> [Goal]: Collect each line holding the string "this".

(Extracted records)
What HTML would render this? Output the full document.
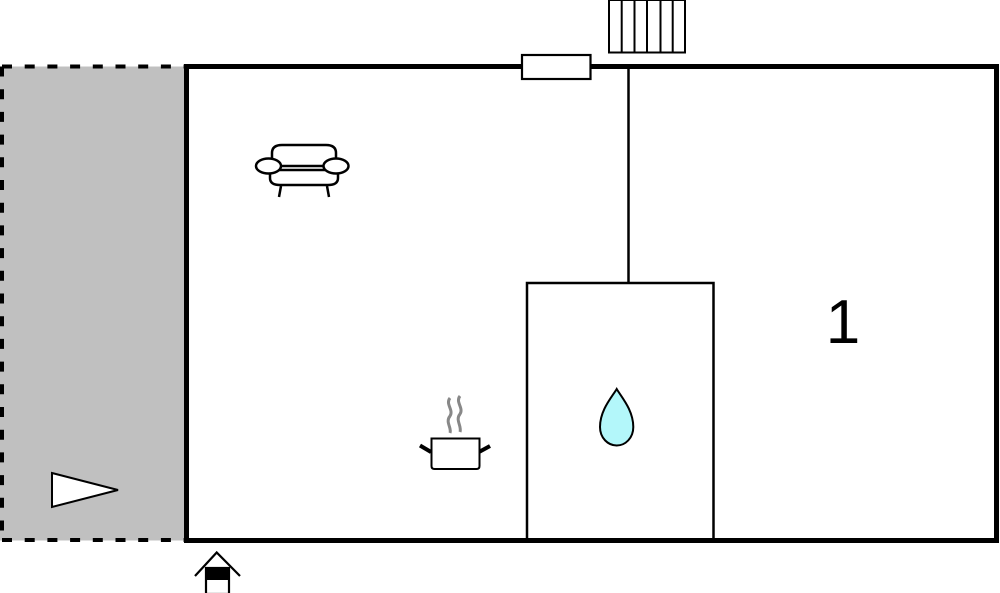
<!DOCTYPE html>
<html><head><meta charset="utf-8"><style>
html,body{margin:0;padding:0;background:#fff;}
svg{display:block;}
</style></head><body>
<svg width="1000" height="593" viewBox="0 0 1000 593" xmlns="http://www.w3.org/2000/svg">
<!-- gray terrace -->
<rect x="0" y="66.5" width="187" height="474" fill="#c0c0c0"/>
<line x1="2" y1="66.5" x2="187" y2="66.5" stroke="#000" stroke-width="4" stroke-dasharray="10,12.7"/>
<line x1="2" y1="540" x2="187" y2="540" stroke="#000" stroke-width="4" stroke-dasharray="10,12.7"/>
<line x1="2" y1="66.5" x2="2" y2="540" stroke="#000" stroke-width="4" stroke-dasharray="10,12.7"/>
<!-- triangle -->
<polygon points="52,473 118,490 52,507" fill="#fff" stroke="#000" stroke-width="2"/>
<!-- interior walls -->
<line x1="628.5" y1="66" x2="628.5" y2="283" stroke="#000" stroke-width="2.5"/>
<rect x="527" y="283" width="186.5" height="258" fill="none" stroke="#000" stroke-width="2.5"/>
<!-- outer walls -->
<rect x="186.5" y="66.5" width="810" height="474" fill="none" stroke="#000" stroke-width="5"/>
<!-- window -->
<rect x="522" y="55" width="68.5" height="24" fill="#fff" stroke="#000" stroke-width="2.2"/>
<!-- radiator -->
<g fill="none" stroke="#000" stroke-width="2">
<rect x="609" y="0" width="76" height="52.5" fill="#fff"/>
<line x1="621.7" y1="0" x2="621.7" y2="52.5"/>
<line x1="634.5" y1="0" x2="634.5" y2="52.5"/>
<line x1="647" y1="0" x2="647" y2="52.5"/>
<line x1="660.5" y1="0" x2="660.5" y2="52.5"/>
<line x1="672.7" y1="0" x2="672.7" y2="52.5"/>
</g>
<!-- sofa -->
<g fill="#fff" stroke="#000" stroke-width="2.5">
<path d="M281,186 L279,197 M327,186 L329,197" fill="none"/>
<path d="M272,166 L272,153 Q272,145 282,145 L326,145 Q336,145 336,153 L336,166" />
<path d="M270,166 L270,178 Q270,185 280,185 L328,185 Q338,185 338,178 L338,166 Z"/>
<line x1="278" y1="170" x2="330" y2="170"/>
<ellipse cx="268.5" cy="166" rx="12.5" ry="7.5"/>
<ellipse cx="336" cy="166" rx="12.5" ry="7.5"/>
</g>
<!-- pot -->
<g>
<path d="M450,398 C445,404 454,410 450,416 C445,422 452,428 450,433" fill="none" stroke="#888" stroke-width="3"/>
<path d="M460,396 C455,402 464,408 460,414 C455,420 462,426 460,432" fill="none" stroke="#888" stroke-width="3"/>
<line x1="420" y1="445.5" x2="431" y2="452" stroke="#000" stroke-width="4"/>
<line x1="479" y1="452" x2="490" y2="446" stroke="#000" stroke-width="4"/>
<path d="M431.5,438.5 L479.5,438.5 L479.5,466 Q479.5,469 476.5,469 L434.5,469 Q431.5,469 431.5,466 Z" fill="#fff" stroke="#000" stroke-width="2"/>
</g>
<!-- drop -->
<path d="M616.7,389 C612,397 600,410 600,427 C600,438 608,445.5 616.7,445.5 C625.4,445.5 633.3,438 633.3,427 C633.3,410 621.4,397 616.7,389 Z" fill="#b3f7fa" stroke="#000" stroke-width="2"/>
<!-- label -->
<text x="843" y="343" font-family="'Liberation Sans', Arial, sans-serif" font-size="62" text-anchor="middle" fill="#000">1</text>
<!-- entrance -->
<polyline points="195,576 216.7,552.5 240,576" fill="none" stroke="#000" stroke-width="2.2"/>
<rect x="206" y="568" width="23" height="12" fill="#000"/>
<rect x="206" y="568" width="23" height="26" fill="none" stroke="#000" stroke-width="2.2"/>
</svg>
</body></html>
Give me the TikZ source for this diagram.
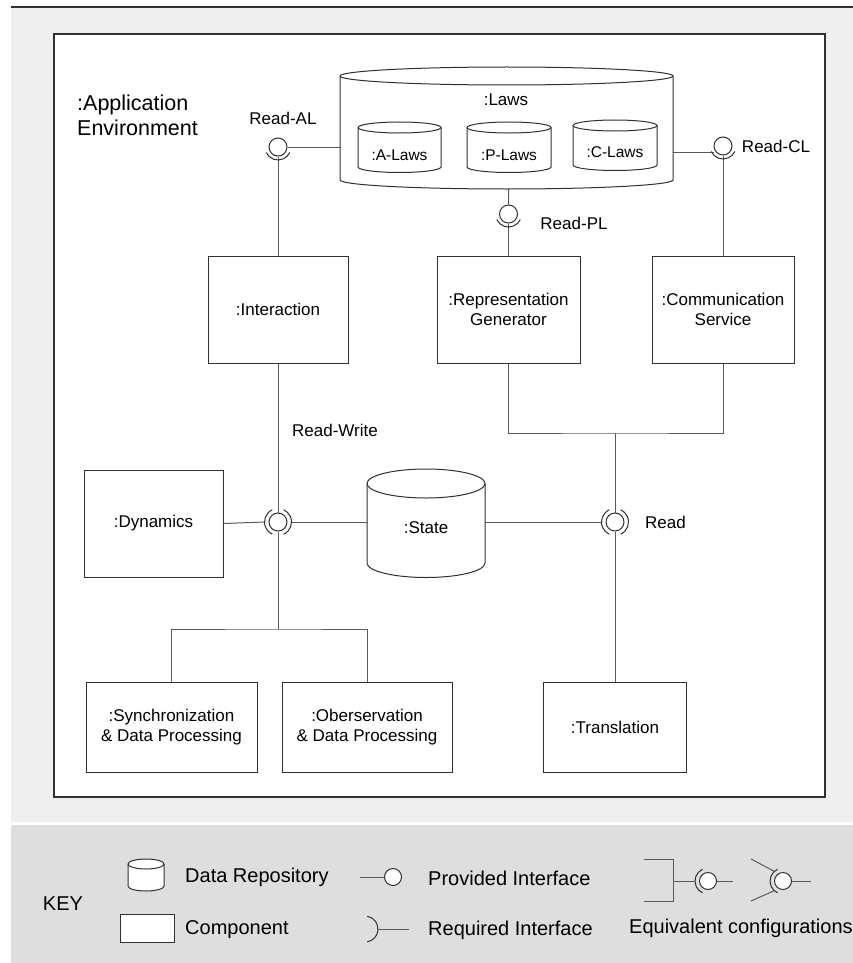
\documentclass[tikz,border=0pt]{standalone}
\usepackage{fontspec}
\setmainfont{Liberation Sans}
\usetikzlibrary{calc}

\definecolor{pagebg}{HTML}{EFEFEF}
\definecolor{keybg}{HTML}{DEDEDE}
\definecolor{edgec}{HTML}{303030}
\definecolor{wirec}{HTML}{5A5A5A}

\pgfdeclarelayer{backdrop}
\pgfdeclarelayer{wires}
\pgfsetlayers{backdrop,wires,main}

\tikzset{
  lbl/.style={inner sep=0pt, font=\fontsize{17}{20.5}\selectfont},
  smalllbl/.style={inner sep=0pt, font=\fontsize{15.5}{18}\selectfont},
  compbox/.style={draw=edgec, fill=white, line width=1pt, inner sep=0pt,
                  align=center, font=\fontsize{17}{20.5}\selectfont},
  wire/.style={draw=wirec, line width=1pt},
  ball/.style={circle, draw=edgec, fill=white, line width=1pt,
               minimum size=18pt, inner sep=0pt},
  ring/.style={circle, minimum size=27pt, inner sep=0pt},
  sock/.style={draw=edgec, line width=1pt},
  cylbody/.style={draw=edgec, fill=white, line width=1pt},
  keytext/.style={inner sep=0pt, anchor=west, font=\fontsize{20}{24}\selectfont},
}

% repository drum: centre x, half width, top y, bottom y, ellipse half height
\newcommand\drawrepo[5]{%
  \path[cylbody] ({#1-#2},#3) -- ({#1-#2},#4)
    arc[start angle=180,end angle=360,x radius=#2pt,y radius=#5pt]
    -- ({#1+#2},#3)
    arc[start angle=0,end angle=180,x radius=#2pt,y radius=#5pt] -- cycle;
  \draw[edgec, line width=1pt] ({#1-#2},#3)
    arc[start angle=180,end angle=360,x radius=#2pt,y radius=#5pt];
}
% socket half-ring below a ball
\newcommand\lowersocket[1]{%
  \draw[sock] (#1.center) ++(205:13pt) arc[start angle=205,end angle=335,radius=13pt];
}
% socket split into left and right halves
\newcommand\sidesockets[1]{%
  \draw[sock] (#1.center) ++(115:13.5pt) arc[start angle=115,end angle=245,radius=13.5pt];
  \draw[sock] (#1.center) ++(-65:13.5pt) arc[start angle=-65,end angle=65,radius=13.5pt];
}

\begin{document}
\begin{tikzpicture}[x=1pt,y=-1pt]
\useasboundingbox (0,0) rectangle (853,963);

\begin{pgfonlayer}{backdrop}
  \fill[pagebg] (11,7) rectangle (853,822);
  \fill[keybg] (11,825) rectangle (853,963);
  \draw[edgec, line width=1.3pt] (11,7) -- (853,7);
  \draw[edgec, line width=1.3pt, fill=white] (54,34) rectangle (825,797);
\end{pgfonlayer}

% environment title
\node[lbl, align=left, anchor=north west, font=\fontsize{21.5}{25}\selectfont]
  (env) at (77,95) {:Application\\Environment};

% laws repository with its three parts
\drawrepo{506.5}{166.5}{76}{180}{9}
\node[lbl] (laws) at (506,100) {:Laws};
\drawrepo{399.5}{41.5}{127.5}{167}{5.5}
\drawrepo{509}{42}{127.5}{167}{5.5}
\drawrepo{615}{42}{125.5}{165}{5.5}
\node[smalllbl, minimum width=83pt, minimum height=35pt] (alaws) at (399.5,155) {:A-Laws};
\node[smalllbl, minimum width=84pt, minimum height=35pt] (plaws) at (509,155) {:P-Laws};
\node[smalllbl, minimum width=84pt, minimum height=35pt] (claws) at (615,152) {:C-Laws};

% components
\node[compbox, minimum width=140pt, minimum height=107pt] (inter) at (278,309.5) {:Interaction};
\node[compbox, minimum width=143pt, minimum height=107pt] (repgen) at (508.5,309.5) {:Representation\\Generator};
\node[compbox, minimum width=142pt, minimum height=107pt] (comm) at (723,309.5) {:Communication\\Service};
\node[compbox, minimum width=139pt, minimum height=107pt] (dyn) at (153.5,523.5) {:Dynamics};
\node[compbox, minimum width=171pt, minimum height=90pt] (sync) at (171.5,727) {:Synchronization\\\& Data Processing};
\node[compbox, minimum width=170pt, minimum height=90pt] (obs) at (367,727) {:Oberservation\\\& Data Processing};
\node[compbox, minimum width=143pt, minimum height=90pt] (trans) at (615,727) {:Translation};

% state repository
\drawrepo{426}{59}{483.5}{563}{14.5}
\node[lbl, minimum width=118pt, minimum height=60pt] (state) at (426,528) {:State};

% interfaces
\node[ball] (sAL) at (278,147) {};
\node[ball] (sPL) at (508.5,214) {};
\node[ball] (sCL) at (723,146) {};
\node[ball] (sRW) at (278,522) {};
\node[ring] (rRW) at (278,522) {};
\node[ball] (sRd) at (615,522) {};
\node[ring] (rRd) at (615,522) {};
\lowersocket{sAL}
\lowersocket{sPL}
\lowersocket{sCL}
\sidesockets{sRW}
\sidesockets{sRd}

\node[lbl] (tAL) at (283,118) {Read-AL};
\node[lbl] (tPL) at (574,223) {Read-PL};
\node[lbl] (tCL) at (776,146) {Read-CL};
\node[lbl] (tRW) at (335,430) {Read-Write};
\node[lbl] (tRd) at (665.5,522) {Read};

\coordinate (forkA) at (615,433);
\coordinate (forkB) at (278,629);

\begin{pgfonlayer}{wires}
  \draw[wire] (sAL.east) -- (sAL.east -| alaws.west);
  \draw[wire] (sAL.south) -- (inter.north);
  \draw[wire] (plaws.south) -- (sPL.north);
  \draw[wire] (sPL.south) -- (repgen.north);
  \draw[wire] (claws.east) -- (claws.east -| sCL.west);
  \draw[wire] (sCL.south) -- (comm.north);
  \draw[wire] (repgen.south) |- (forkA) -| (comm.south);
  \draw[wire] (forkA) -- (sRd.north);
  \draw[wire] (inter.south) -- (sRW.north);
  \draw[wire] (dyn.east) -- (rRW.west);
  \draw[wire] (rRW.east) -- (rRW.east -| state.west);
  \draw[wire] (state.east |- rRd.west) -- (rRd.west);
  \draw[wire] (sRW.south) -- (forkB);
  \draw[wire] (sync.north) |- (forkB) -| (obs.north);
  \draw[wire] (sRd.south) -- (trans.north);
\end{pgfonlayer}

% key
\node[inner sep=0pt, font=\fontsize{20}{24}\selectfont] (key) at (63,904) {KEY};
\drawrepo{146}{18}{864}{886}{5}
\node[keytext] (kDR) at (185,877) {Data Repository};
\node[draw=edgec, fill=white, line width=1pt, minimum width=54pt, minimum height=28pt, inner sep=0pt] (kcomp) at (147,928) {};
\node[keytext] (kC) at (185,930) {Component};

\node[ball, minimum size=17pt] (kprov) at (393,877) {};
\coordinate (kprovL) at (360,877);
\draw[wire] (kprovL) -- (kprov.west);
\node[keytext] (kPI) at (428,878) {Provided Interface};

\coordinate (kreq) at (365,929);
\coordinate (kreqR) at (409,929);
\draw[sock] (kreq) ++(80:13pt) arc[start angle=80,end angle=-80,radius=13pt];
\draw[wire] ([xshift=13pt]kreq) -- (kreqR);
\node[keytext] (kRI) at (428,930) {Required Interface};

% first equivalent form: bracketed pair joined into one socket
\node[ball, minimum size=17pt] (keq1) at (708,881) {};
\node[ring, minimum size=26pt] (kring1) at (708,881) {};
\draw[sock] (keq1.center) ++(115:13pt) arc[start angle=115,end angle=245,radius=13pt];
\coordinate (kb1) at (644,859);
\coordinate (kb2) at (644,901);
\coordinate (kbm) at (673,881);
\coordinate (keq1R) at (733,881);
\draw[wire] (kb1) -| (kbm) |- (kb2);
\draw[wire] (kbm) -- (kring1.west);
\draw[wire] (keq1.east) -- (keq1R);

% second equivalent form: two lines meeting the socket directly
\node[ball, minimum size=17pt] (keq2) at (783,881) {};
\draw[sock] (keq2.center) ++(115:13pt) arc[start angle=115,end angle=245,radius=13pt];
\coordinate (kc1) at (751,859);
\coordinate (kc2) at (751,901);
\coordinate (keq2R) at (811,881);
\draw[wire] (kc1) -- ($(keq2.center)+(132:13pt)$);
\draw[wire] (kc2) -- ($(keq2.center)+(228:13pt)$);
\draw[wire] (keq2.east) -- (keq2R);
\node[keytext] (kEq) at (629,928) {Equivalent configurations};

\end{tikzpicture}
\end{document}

> [Complete output]:
What HTML would render this? Output the full document.
Give me the TikZ source for this diagram.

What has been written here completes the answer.